Re: The Thoughts and curiosities of a totally blind person on sight

You're probably not going to be able to get answers that will satisfy you.  I had enough to know what I'm missing, if you will, and I've seen discussions like this, and it's just incredibly hard to cross that gulf of understanding.  I can probably find some of the references where they've actually gone so far as to find differences in the brains of blind people, if I looked again, but I don't have them and you can presumably Google for that as easily as I can.

There isn't anything to equate visual experiences to.  If you've never had them to a degree where you've had these questions, the gap seems to be as wide as those eldrich abominations from Lovecraft--it doesn't matter what we say, or how we do it, the experience will  remain incomprehensible to you.  Color, for instance, is varying frequencies in photons hitting your eye, resulting in different electrical signals to a part of your brain that may not even function in your case (science is still out on whether it does or not, but it certainly isn't getting input).  You will be able to get answers like "red means blood" and "the sky is blue", but color and things like it only exist in so much as your brain has a way to process them, and yours doesn't.  Words are labels that people put on things in order to manipulate the things, and that breaks down when there is literally no common ground.

If you want poetic, emotional answers, that's probably what most of the rest of this thread will be though.  That, and "have you tried sensory substitution thing", which can be useful and fun to play with, but isn't actually equivalent to sight in a way that will let you get a handle on sight as a thing.

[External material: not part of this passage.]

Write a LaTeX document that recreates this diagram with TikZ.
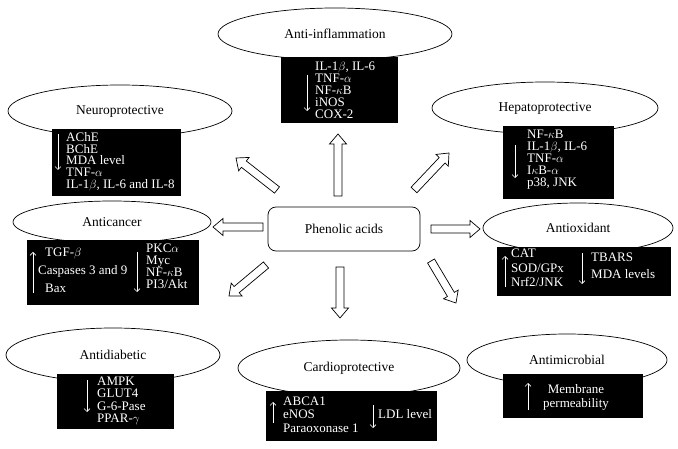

For a concrete example as to the complexity here, people don't see the screen when they watch TV, not because they can't see it, but because a whole bunch of things engage that are similar to suspension of disbelief when reading a novel, and because new TVs are sort of window-ish.  "Do you see the screen" is one of those questions where it doesn't even quite make sense: can you see the edge of the TV?  Do you experience the fact that there is a screen when watching it?  Do you see the individual pixels because it's broken?  And that's before we get into the qualitative thing where a screen actually mostly sends out parallel rays of light as opposed to entirely diffuse light as you'd see with a window or even just looking at a real room, which is an entire other dimension of quality (yes, windows and screens are very different).